The play had its world premiere in London’s West End in 2020, shutting down for a time during the Covid-19 pandemic and reopening there in late summer 2021. A year later, the play made its Broadway debut at the Longacre Theatre, with the run extended through July 2023. It won four 2023 Tony Awards, including Stoppard’s fifth for Best Play.

Set in Vienna over the first half of the 20th century, where a thriving intellectual scene existed amidst growing antisemitism, two brothers-in-law have vastly differing ideas about what is to come in the future – both for their families and for the Jewish people – a strain that will linger for generations.

In Boston, “Leopoldstadt” is being presented, in two acts with an intermission, under the measured, moving, and perfectly executed direction of Carey Perloff who is well-suited to direct this latest, and perhaps final, Stoppard work. In addition to being a director, Perloff is also a playwright and writer. Her 2022 book, “Pinter and Stoppard, A Director’s View,” details her many experiences with contemporary playwrights, including directing 11 Stoppard plays.

Taking place from 1899 to 1955, with stops along the way in 1928 and 1934, the proceedings begin with two connected-by-marriage, white-collar families, the Merzs and the Jakoboviczs, gathered on a December day in the seeming safety of the Merz’s grand living room. Early on, one of the children is reminded that the Star of David is not meant to go atop the Christmas tree.

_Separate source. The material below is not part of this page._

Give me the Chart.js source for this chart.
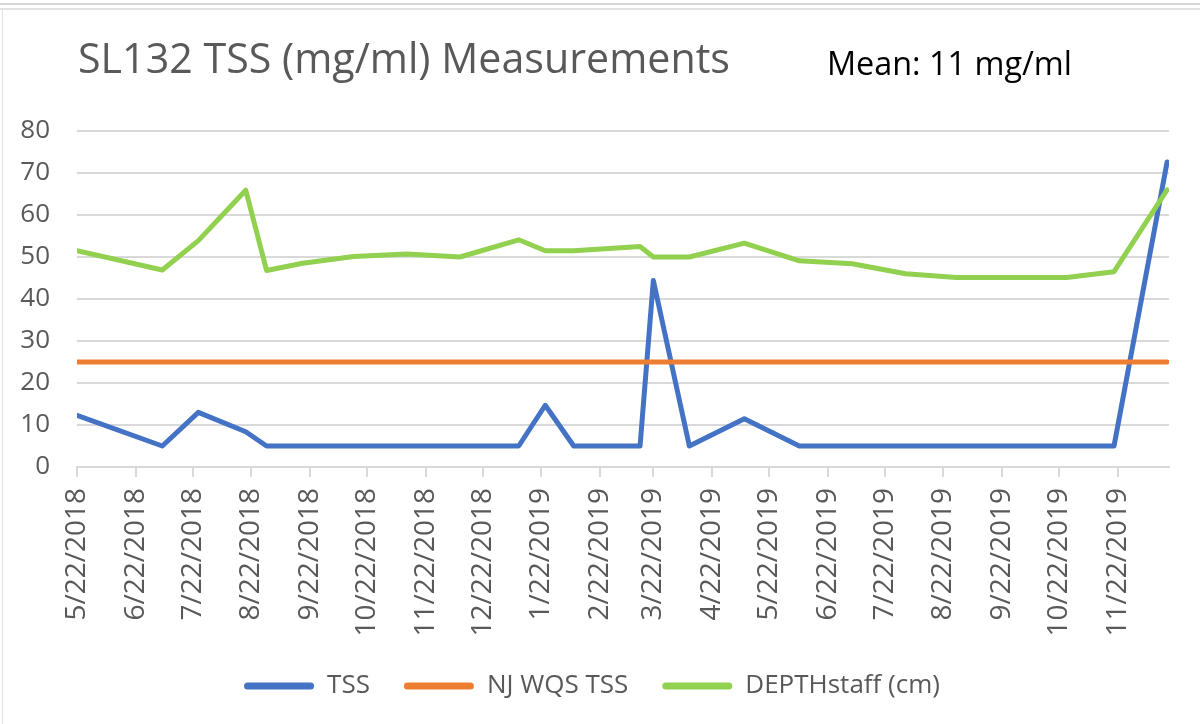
<!DOCTYPE html>
<html>
<head>
<meta charset="utf-8">
<title>SL132 TSS Measurements</title>
<script src="https://cdn.jsdelivr.net/npm/chart.js@4.4.1/dist/chart.umd.min.js"></script>
<style>
    html, body { margin: 0; padding: 0; background: #fff; }
    #wrap { position: relative; width: 1200px; height: 724px; overflow: hidden; }
    #frameTop1 { position: absolute; left: 0; top: 3px; width: 1200px; height: 2px; background: #d6d6d6; }
    #frameTop2 { position: absolute; left: 0; top: 8px; width: 1200px; height: 2px; background: #e2e2e2; }
    #frameLeft { position: absolute; left: 2px; top: 9px; width: 1px; height: 715px; background: #e2e2e2; }
    canvas { position: absolute; left: 0; top: 0; }
</style>
</head>
<body>
<div id="wrap">
    <canvas id="tssChart" width="1200" height="724"></canvas>
    <div id="frameTop1"></div>
    <div id="frameTop2"></div>
    <div id="frameLeft"></div>
</div>
<script>
// Sampling dates
const sampleDates = [
    '2018-05-22', '2018-07-06', '2018-07-25', '2018-08-19', '2018-08-30',
    '2018-09-18', '2018-10-15', '2018-11-12', '2018-12-10', '2019-01-10',
    '2019-01-24', '2019-02-08', '2019-03-15', '2019-03-22', '2019-04-10',
    '2019-05-09', '2019-06-07', '2019-07-05', '2019-08-02', '2019-08-29',
    '2019-10-26', '2019-11-20', '2019-12-18'
];

const tss = [12.3, 5, 13.0, 8.4, 5, 5, 5, 5, 5, 5, 14.7, 5, 5, 44.4, 5, 11.5, 5, 5, 5, 5, 5, 5, 72.6];
const njWqsTss = [25, 25, 25, 25, 25, 25, 25, 25, 25, 25, 25, 25, 25, 25, 25, 25, 25, 25, 25, 25, 25, 25, 25];
const depthStaff = [51.5, 46.9, 53.9, 65.9, 46.8, 48.5, 50.1, 50.7, 50.0, 54.1, 51.5, 51.5, 52.5, 50.0, 50.0, 53.3, 49.1, 48.4, 46.0, 45.1, 45.1, 46.5, 66.0];

const xTickLabels = [
    '5/22/2018', '6/22/2018', '7/22/2018', '8/22/2018', '9/22/2018', '10/22/2018',
    '11/22/2018', '12/22/2018', '1/22/2019', '2/22/2019', '3/22/2019', '4/22/2019',
    '5/22/2019', '6/22/2019', '7/22/2019', '8/22/2019', '9/22/2019', '10/22/2019',
    '11/22/2019'
];
const yTicks = [0, 10, 20, 30, 40, 50, 60, 70, 80];

const titleText = 'SL132 TSS (mg/ml) Measurements';
const meanText = 'Mean: 11 mg/ml';

// day offsets from the first sample so a plain linear scale can be used
const startMs = Date.UTC(2018, 4, 22);
const dayOfIso = (s) => {
    const [y, m, d] = s.split('-').map(Number);
    return (Date.UTC(y, m - 1, d) - startMs) / 864e5;
};
const dayOfLabel = (s) => {
    const [m, d, y] = s.split('/').map(Number);
    return (Date.UTC(y, m - 1, d) - startMs) / 864e5;
};
const sampleDays = sampleDates.map(dayOfIso);
const tickDays = xTickLabels.map(dayOfLabel);

const toPoints = (vals) => vals.map((v, i) => ({ x: sampleDays[i], y: v }));

const textColor = '#595959';
const gridColor = '#d9d9d9';
const fontFamily = '"Open Sans", "Noto Sans", sans-serif';

// Title + mean annotation, squeezed to the reference widths
const headerText = {
    id: 'headerText',
    afterDraw(chart) {
        const ctx = chart.ctx;
        const drawFit = (text, x, baseline, size, width, color) => {
            ctx.save();
            ctx.font = size + 'px ' + fontFamily;
            ctx.fillStyle = color;
            ctx.textBaseline = 'alphabetic';
            const w = ctx.measureText(text).width;
            ctx.translate(x, baseline);
            ctx.scale(width / w, 1);
            ctx.fillText(text, 0, 0);
            ctx.restore();
        };
        drawFit(titleText, 78, 73, 42, 652, textColor);
        drawFit(meanText, 827, 75, 32.5, 245, '#000000');
    }
};

const ctx = document.getElementById('tssChart').getContext('2d');
const tssChart = new Chart(ctx, {
    type: 'line',
    data: {
        datasets: [
            {
                label: 'TSS',
                data: toPoints(tss),
                borderColor: '#4472C4',
                backgroundColor: '#4472C4',
                order: 2
            },
            {
                label: 'NJ WQS TSS',
                data: toPoints(njWqsTss),
                borderColor: '#ED7D31',
                backgroundColor: '#ED7D31',
                order: 1
            },
            {
                label: 'DEPTHstaff (cm)',
                data: toPoints(depthStaff),
                borderColor: '#92D050',
                backgroundColor: '#92D050',
                order: 0
            }
        ]
    },
    options: {
        responsive: false,
        animation: false,
        events: [],
        elements: {
            line: { borderWidth: 5, borderCapStyle: 'round', borderJoinStyle: 'round', tension: 0, fill: false },
            point: { radius: 0 }
        },
        // small left padding + narrower y axis keeps the plot at x=77 and nudges the legend right
        layout: { padding: { top: 131, left: 15, right: 31, bottom: 15 } },
        plugins: {
            tooltip: { enabled: false },
            legend: {
                position: 'bottom',
                labels: {
                    color: textColor,
                    font: { family: fontFamily, size: 26 },
                    boxWidth: 70,
                    boxHeight: 7,
                    padding: 34,
                    useBorderRadius: true,
                    borderRadius: 3.5,
                    sort: (a, b) => a.datasetIndex - b.datasetIndex,
                    generateLabels: (chart) => Chart.defaults.plugins.legend.labels.generateLabels(chart)
                        .map(item => Object.assign(item, { lineWidth: 0, fillStyle: item.strokeStyle }))
                }
            }
        },
        scales: {
            x: {
                type: 'linear',
                min: 0,
                max: 576,
                afterBuildTicks: (scale) => { scale.ticks = tickDays.map(v => ({ value: v })); },
                afterFit: (scale) => { scale.height = 172; },
                grid: { drawOnChartArea: false, drawTicks: true, tickLength: 10, color: gridColor, lineWidth: 2 },
                border: { color: gridColor, width: 2 },
                ticks: {
                    autoSkip: false,
                    minRotation: 90,
                    maxRotation: 90,
                    padding: 11,
                    color: textColor,
                    font: { family: fontFamily, size: 28 },
                    callback: (value, index) => xTickLabels[index]
                }
            },
            y: {
                min: 0,
                max: 80,
                afterBuildTicks: (scale) => { scale.ticks = yTicks.map(v => ({ value: v })); },
                afterFit: (scale) => { scale.width = 62; },
                grid: { drawTicks: false, color: gridColor, lineWidth: 2 },
                border: { display: false },
                ticks: {
                    padding: 27,
                    color: textColor,
                    font: { family: fontFamily, size: 26 }
                }
            }
        }
    },
    plugins: [headerText]
});
</script>
</body>
</html>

The large, uniformly superb cast includes those playing characters present in a the first scene, a 1899 family gathering. Among them are: Emilia (the estimable Phyllis Kay); her son and a convert to Catholicism, Hermann Merz (Nael Nacer, whose memorable portrayal of the patriarch of another Jewish family in last season’s “A Prayer for the French Republic” led to the local actor’s being cast in the same role on Broadway); Hermann’s wife, the gentile Gretl (a multi-dimensional Brenda Meaney), who throws caution to the wind for a secret dalliance with non-Jewish cavalry officer, Fritz (Samuel Adams); their school-aged son Jacob (Quinn Murphy on opening night, Elias Wettengel at other performances); Emilia’s daughter Eva (a dignified Rachel Felstein) and son-in-law Ludwig Jakobovicz (the excellent Firdous Bamji);  Ludwig’s sister Wilma (Sarah Corey); and her husband Ernst Kloster (Maboud Ebrahimzadeh).

Hermann, perhaps because of his conversion, believes that Austrian Jews are safe, but Ludwig does not agree. He methodically explains the ways in which antisemitism still pervades Austria and how that menace might one day ensnare them. In Ludwig’e eyes, the warmth of the families may not always be enough to stave off the steadily encroaching chill.

In November 1938, that prognostication proves true when a Nazi paramilitary man arrives at their home on what would become known as Kristallnacht, or the Night of Broken Glass, because of the destruction wrought on Jewish businesses, homes, and synagogues. He taunts and abuses the families while instructing them to pack a single suitcase and prepare to leave. It is a terrifying scene, made more so by Samuel Douglas’s ice-cold portrayal of the Nazi. Douglas’s high-pitched voice pierces the air, every sound a jolt to the civility of the lives his character is so cruelly upending.

The drama’s climax comes in 1955 when Rosa Kloster (Rebecca Gibel), the daughter of Wilma and Ernst Kloster and a Freudian analyst who moved to New York before the Holocaust, solemnly recalls each departed family member by name and place of death, which most often was Auschwitz. On opening night, the audience was stilled in silence as the sadness grew into a kind of communal mourning.

Scenic designer Ken MacDonald has created a large, well-appointed living room that also includes a long dining-room table, with formal furniture pieces, impressive lighting fixtures, and abundant leather-bound books, enhanced by Yuki Izumihara’s commanding, sometimes ominous projections, and Robert Wierzel’s lighting.

Alex Yaeger’s costume designs are well-suited to each character and each period, with silk brocade and lacy frills demonstrating their financial status, and properly worn finery evidencing their dignified comportment at every turn.